Quick’s Monoplane was far superior and well ahead of the Wright Brothers…they just got their “powered kite” in the air faster. His design forged the way for the single wing planes (monoplanes) of today, was the first to fly in the State of Alabama, and was the first of its kind in the world. It featured tractor style (propeller in the front) propulsion, a fuselage, pilot’s cockpit, 3 wheel steerable landing gear, and several other inventions well before their time that ultimately revolutionized aviation.
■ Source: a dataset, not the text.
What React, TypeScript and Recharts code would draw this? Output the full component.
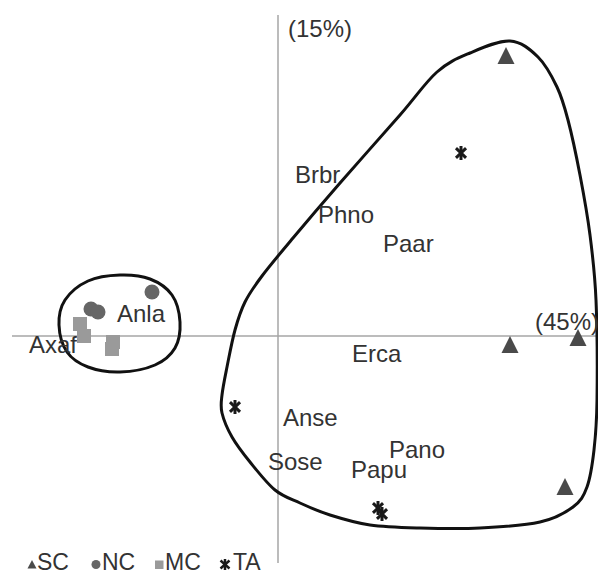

While the history books give all the credit to the Wright’s, we see it as sometimes being “first” certainly doesn’t mean “best” in this case. Mr. Quick's pioneering monoplane is proudly displayed in the U.S. Space & Rocket Center . It is housed next to the Saturn V Rocket demonstrating Alabama's long history in the world's aerospace journey. The current largest model of his monoplane, built by Mike Blankenship and the Gin owners, can be seen in the rafters of the 1910 Gin!